In Pilgram at Tinker Creek, Annie Dillard writes of a patient who was blind since birth but can now see after cataract surgery. There were significant anomalies in their perceptions of space and time. Someone who was trying to learn how to use his new skill would take off one of his boots and throw it out in front of him across the room. He would then try to guess the distance and take a few steps toward it, trying to grab it but missing entirely.
The new sensations of color and light were dazzling for these people, but at the same time, for many of them, also oppressive—it was the realization of “the tremendous size of the world,” Dillard suggests, “something they had previously conceived of as touchingly manageable.”
My friend Tonia just moved into her own apartment after 30 years of living on the streets.

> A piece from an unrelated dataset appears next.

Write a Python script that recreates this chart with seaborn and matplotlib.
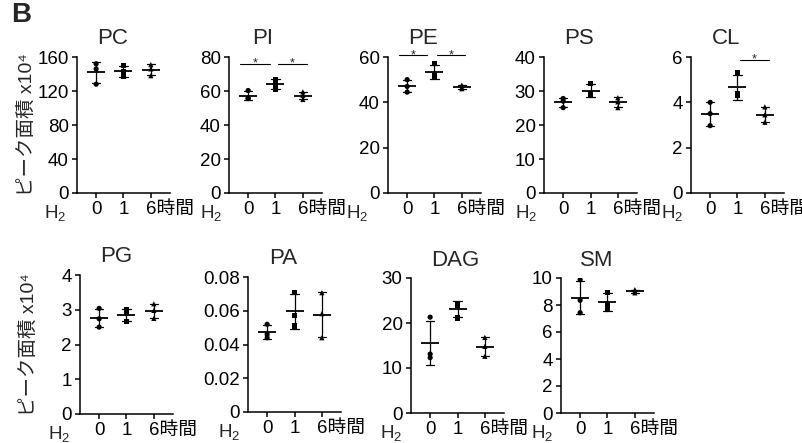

It is in this home that she finds herself feeling more alone and depressed then ever.
She tells me she just doesn’t know what to do now. She keeps finding herself back out on the street, and says she prays everyday that God would take the “like” out of crack and the hustle. I ask her to say more, and, together, we begin unearthing the role of crack in Tonia’s life.

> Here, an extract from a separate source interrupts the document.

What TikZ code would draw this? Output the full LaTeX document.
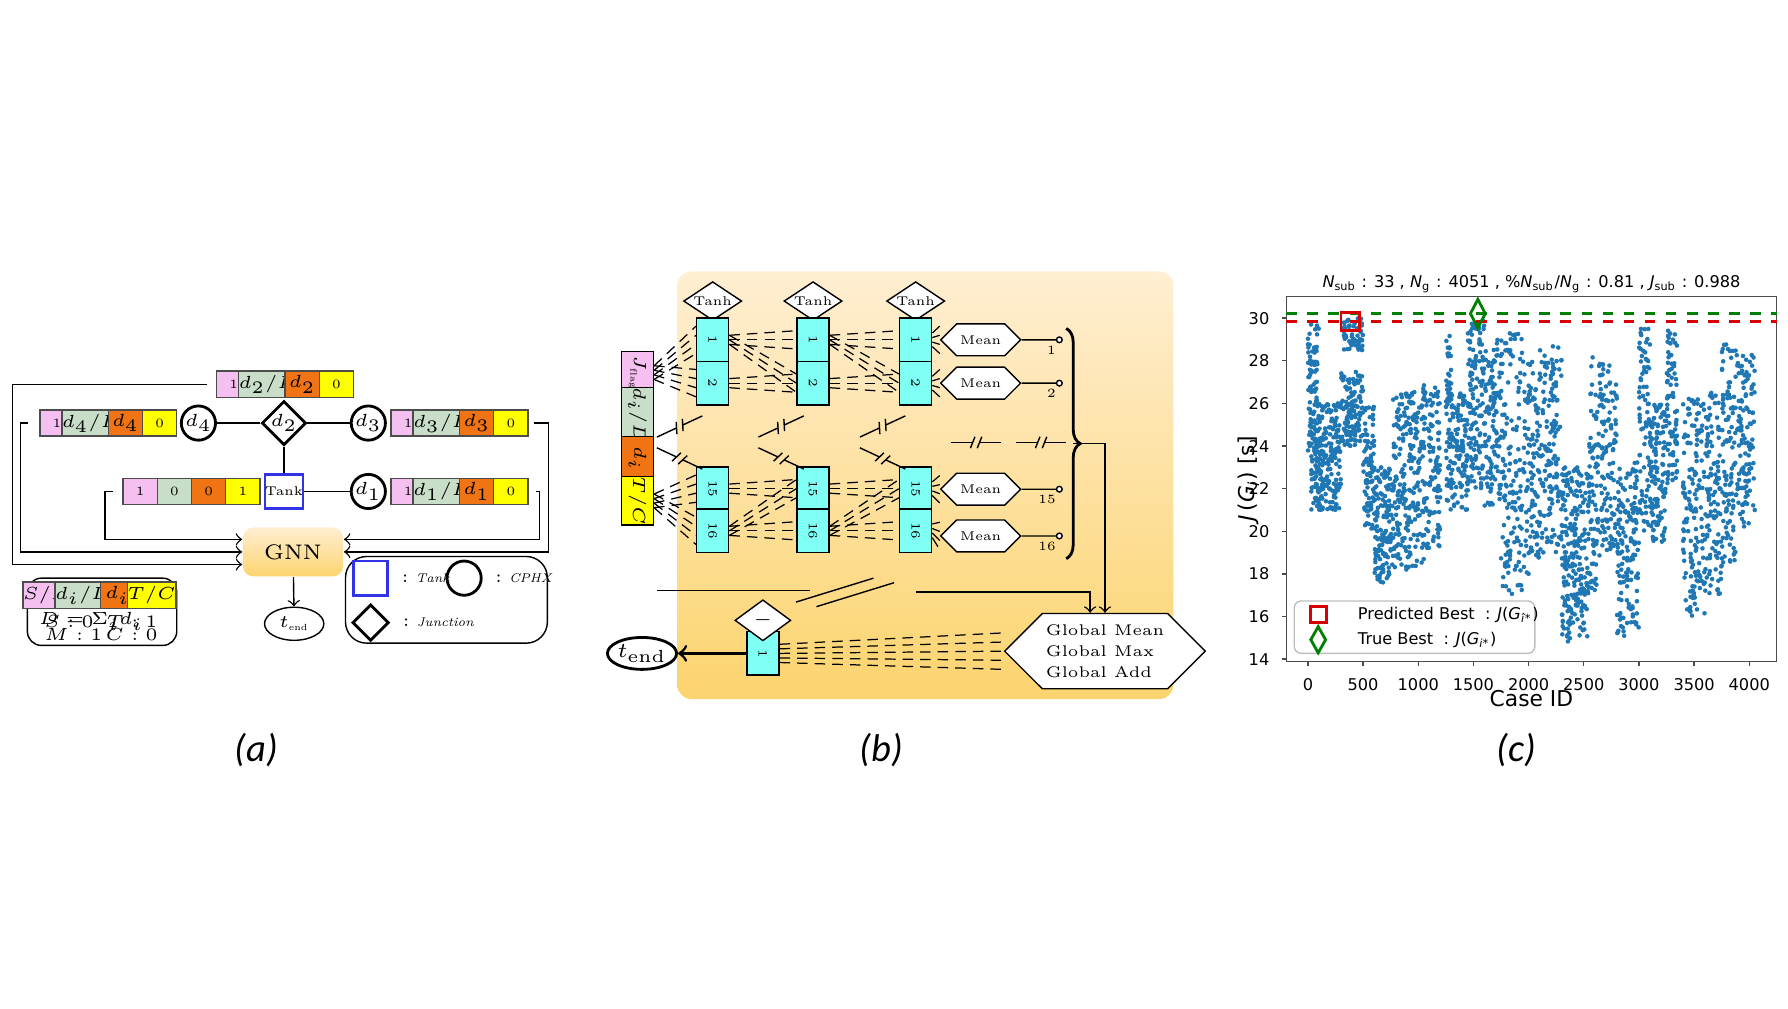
\documentclass[tikz,border=0pt]{standalone}
\usepackage{fontspec}
\newfontfamily\plotfont{DejaVu Sans}
\newfontfamily\capfont{Carlito}
\usetikzlibrary{shapes.geometric,shapes.symbols,decorations.pathreplacing}
\definecolor{pinkc}{RGB}{245,192,240}
\definecolor{greyc}{RGB}{200,222,200}
\definecolor{orangec}{RGB}{240,115,20}
\definecolor{yellowc}{RGB}{255,255,0}
\definecolor{cyanc}{RGB}{128,255,245}
\definecolor{tankc}{RGB}{50,50,230}
\definecolor{bgtop}{RGB}{255,238,210}
\definecolor{bgbot}{RGB}{252,212,110}
\definecolor{dotc}{RGB}{31,119,180}
\newcommand\un{0.11403mm}
\newcommand\featrow[7]{%
\node[cell,fill=pinkc] (#1a) at (#2+15,#3) {#4};
\node[cell,fill=greyc] (#1b) at (#2+45,#3) {#5};
\node[cell,fill=orangec] (#1c) at (#2+75,#3) {#6};
\node[cell,fill=yellowc] (#1d) at (#2+105,#3) {#7};}
\newcommand\fan[3]{%
\foreach \k in {1,...,#3}
\draw[dl] ([yshift={(\k-(#3+1)/2)*4*\un}]#1.east) -- ([yshift={(\k-(#3+1)/2)*8*\un}]#2.west);}
\newcommand\brk[3]{%
\begin{scope}[shift={(#1,#2)},rotate=#3]
\draw (-22,0) -- (-3,0) (3,0) -- (22,0);
\draw (-5,5) -- (-1,-5) (1,5) -- (5,-5);
\end{scope}}
\begin{document}
\begin{tikzpicture}[x=0.11403mm,y=-0.11403mm,
  fa/.style={font=\fontsize{3.6}{4.3}\selectfont},
  cell/.style={draw=black!70,minimum width=30*\un,minimum height=23*\un,inner sep=0pt,fa},
  cphx/.style={draw,thick,circle,minimum size=30*\un,inner sep=0pt,fill=white,fa},
  junc/.style={draw,thick,diamond,minimum width=30*\un,minimum height=30*\un,inner sep=0pt,fill=white,fa},
  unit/.style={draw,fill=cyanc,minimum width=28*\un,minimum height=38*\un,inner sep=0pt,fa},
  feat/.style={draw,minimum width=28*\un,minimum height=37.5*\un,inner sep=0pt,fa},
  act/.style={draw,diamond,aspect=1.5,fill=white,minimum width=51*\un,minimum height=34*\un,inner sep=0pt,fa},
  pool/.style={draw,signal,signal to=west and east,fill=white,minimum width=55*\un,minimum height=28*\un,inner sep=1pt,fa},
  dl/.style={densely dashed,line width=0.35pt},
  tick/.style={font=\plotfont\fontsize{4.6}{5}\selectfont},
  pcap/.style={font=\capfont\itshape\fontsize{11}{12}\selectfont}]
\useasboundingbox (0,0) rectangle (1568,884);

% (a)
\featrow{rt}{190}{337}{1}{$d_2/D$}{$d_2$}{0}
\featrow{r4}{35}{371}{1}{$d_4/D$}{$d_4$}{0}
\featrow{r3}{343}{371}{1}{$d_3/D$}{$d_3$}{0}
\featrow{rk}{108}{431}{1}{0}{0}{1}
\featrow{r1}{343}{431}{1}{$d_1/D$}{$d_1$}{0}
\node[cphx] (d4) at (174,371) {$d_4$};
\node[junc] (d2) at (249,371) {$d_2$};
\node[cphx] (d3) at (323,371) {$d_3$};
\node[draw=tankc,thick,minimum size=30*\un,inner sep=0pt,fa] (tank) at (249,431) {Tank};
\node[cphx] (d1) at (323,431) {$d_1$};
\draw (d4) -- (d2) -- (d3);
\draw (d2) -- (tank) -- (d1);
\node[rounded corners=3pt,top color=bgtop,bottom color=bgbot,minimum width=88*\un,minimum height=43*\un,font=\fontsize{6}{7}\selectfont] (gnn) at (257,484) {GNN};
\node[draw,ellipse,minimum width=52*\un,minimum height=29*\un,inner sep=0pt,fa] (tend) at (258,547) {$t_{\mathrm{end}}$};
\draw[->] (gnn) -- (tend);
\draw[->] ([xshift=-8*\un]rta.west) -- (11,337) |- ([yshift=-11*\un]gnn.west);
\draw[->] ([xshift=-10*\un]r4a.west) -- (18,371) |- (gnn.west);
\draw[->] ([xshift=-8*\un]rka.west) -- (92,431) |- ([yshift=11*\un]gnn.west);
\draw[->] ([xshift=5*\un]r3d.east) -- (481,371) |- (gnn.east);
\draw[->] ([xshift=6*\un]r1d.east) -- (473,431) |- ([yshift=11*\un]gnn.east);
\draw[rounded corners=4pt] (24,507) rectangle (155,566);
\featrow{lg}{28}{522}{$S/M$}{$d_i/D$}{$d_i$}{$T/C$}
\node[fa,anchor=west] (ls) at (28,545) {$S:0$};
\node[fa,anchor=west] (lm) at (28,556) {$M:1$};
\node[fa] (ld) at (80,545) {$D=\Sigma_i d_i$};
\node[fa,anchor=east] (lt) at (149,545) {$T:1$};
\node[fa,anchor=east] (lc) at (149,556) {$C:0$};
\draw[rounded corners=6pt] (303,488) rectangle (480,564);
\node[draw=tankc,thick,minimum size=30*\un,inner sep=0pt] (ktank) at (325,507) {};
\node[fa,anchor=west] at (ktank.east) {$:\mathit{Tank}$};
\node[draw,thick,circle,minimum size=30*\un,inner sep=0pt] (kcphx) at (407,507) {};
\node[fa,anchor=west] at (kcphx.east) {$:\mathit{CPHX}$};
\node[draw,thick,diamond,minimum size=32*\un,inner sep=0pt] (kjunc) at (325,546) {};
\node[fa,anchor=west] at (kjunc.east) {$:\mathit{Junction}$};
\node[pcap] (capa) at (225,658) {(a)};

% (b)
\shade[rounded corners=4pt,top color=bgtop,bottom color=bgbot] (594,238) rectangle (1029,613);
\foreach \c/\X in {1/625,2/713,3/803}{
  \node[act] (t\c) at (\X,264) {Tanh};
  \node[unit] (a\c) at (\X,298) {\rotatebox{-90}{1}};
  \node[unit] (b\c) at (\X,336) {\rotatebox{-90}{2}};
  \node[unit] (p\c) at (\X,428.5) {\rotatebox{-90}{15}};
  \node[unit] (q\c) at (\X,465.5) {\rotatebox{-90}{16}};
}
\node[feat,fill=pinkc] (f1) at (559,326.75) {\rotatebox{-90}{$J_{\mathrm{flag}}$}};
\node[feat,fill=greyc] (f2) at (559,364.25) {\rotatebox{-90}{$d_i/D$}};
\node[feat,fill=orangec] (f3) at (559,401.75) {\rotatebox{-90}{$d_i$}};
\node[feat,fill=yellowc] (f4) at (559,439.25) {\rotatebox{-90}{$T/C$}};
\fan{f1}{a1}{4}\fan{f1}{b1}{4}\fan{f4}{p1}{4}\fan{f4}{q1}{4}
\foreach \c/\d in {1/2,2/3}{
  \fan{a\c}{a\d}{3}\fan{a\c}{b\d}{3}\fan{b\c}{b\d}{3}
  \fan{p\c}{p\d}{3}\fan{q\c}{p\d}{3}\fan{q\c}{q\d}{3}
}
\foreach \s/\m/\Y/\l in {a3/m1/298/1,b3/m2/336/2,p3/m3/429/15,q3/m4/470/16}{
  \node[pool] (\m) at (860,\Y) {Mean};
  \fan{\s}{\m}{4}
  \node[draw,circle,fill=white,minimum size=5*\un,inner sep=0pt,label={[fa,inner sep=0.5pt]-110:\l}] (o\m) at (929,\Y) {};
  \draw (\m) -- (o\m);
}
\foreach \X in {596,685,774}{\brk{\X}{374}{25}\brk{\X}{402}{-25}}
\brk{856}{388}{0}\brk{913}{388}{0}
\draw[thick,decorate,decoration={brace,amplitude=4pt}] (935,288) -- (935,490);
\coordinate (br) at (941,389);
\node[pool,minimum width=113*\un,minimum height=66*\un,align=left,font=\fontsize{4.4}{6}\selectfont] (glob) at (969,571) {Global Mean\\Global Max\\Global Add};
\draw[->] (br) -| (glob.north);
\coordinate (g1) at (576,518);
\coordinate (g2) at (710,518);
\coordinate (g3) at (803,519);
\draw (g1) -- (g2);
\draw (698,528) -- (766,507) (716,532) -- (784,511);
\draw[->] (g3) -| ([xshift=-13*\un]glob.north);
\node[unit] (out) at (669,573) {\rotatebox{-90}{1}};
\node[act,minimum width=49*\un,minimum height=36*\un] (neg) at (669,544) {$-$};
\node[draw,thick,ellipse,minimum width=46*\un,minimum height=28*\un,inner sep=0pt,font=\fontsize{6}{7}\selectfont] (tendb) at (563,573) {$t_{\mathrm{end}}$};
\draw[thick,->] (out) -- (tendb);
\fan{out}{glob}{5}
\node[pcap] (capb) at (773,658) {(b)};

% (c)
\draw[black!70] (1128,260) rectangle (1558,580);
\pgfmathsetseed{11}
\foreach \a/\b/\lo/\hi/\n in {
  0/100/23.7/29.8/100, 30/120/21/25/60, 100/300/21/26/160, 300/500/24/27.5/130,
  320/500/28.5/30/60, 500/600/20/26/80, 600/750/17.5/23/130, 750/900/18/26.5/120,
  900/1050/18.3/26.7/120, 1050/1200/19/27/110, 1250/1300/21/30/60, 1300/1450/21/26.5/110,
  1450/1600/22/30/130, 1600/1750/21/29/110, 1750/1950/17/29.3/140, 1950/2100/18/28/110,
  2100/2300/19/28.7/140, 2300/2400/14.7/23/100, 2400/2550/15/23/130, 2550/2650/17/28.8/80,
  2650/2800/19/28/110, 2800/3000/15/23.5/150, 3000/3100/20/29.8/80, 3100/3250/19.5/26/130,
  3250/3350/22/30/80, 3400/3600/16/26.3/150, 3600/3750/17/26.5/110, 3750/3900/18.5/29/110,
  3900/4050/20/28.3/110}{
  \foreach \k in {1,...,\n}{
    \pgfmathsetmacro\cx{\a+rnd*(\b-\a)}
    \pgfmathsetmacro\cy{\lo+rnd*(\hi-\lo)}
    \fill[dotc] ({1147+\cx*0.09675},{279+(30-\cy)*18.69}) circle[radius=0.65pt];
  }
}
\draw[red!85!black,dashed,thick] (1128,282) -- (1558,282);
\draw[green!50!black,dashed,thick] (1128,275) -- (1558,275);
\node[draw=red!85!black,thick,minimum size=16*\un,inner sep=0pt] (pbest) at (1184,282) {};
\node[draw=green!50!black,thick,diamond,minimum width=14*\un,minimum height=26*\un,inner sep=0pt] (tbest) at (1296,275) {};
\foreach \v in {0,500,...,4000}{
  \draw[black!70] ({1147+\v*0.09675},580) -- ({1147+\v*0.09675},584);
  \node[tick,anchor=north] at ({1147+\v*0.09675},584) {\v};
}
\foreach \v in {14,16,...,30}{
  \draw[black!70] (1124,{279+(30-\v)*18.69}) -- (1128,{279+(30-\v)*18.69});
  \node[tick,anchor=east] at (1124,{279+(30-\v)*18.69}) {\v};
}
\node[tick] (title) at (1343,249) {\textit{N}\textsubscript{sub} : 33 , \textit{N}\textsubscript{g} : 4051 , \%\textit{N}\textsubscript{sub}/\textit{N}\textsubscript{g} : 0.81 , \textit{J}\textsubscript{sub} : 0.988};
\node[font=\plotfont\fontsize{6.2}{7}\selectfont] (xlab) at (1343,613) {Case ID};
\node[font=\plotfont\fontsize{6.2}{7}\selectfont,rotate=90] (ylab) at (1095,420) {\textit{J}\,(\textit{G}\textsubscript{\textit{i}}) [s]};
\draw[black!25,fill=white,fill opacity=0.85,rounded corners=2pt] (1135,527) rectangle (1346,573);
\node[draw=red!85!black,thick,minimum size=14*\un,inner sep=0pt] (lp) at (1156,539) {};
\node[draw=green!50!black,thick,diamond,minimum width=14*\un,minimum height=24*\un,inner sep=0pt] (lq) at (1156,561) {};
\node[tick,anchor=west] at (1180,539) {Predicted Best \ : \textit{J}(\textit{G}\textsubscript{\textit{\^{i}}*})};
\node[tick,anchor=west] at (1180,561) {True Best \ : \textit{J}(\textit{G}\textsubscript{\textit{i}*})};
\node[pcap] (capc) at (1330,658) {(c)};
\end{tikzpicture}
\end{document}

Because life on the streets is so cruel and unpredictable, typically, the only thing that has offered her a sense of orientation is the purposed nature of transactions—buying drugs, exchanging sex—that she must engage in to survive along Aurora Avenue.
Now that Tonia is off the streets, in a different neighborhood with no sense of orientation, it’s kind of like she takes her boot off, throws it across her apartment, walks to get it, and misses it all together. It just doesn’t work anymore.
Tears roll down her face. . .
. . . new sensations of color and light were dazzling
but the possibility embodied in her apartment, she says, is almost more cruel and oppressive than the streets.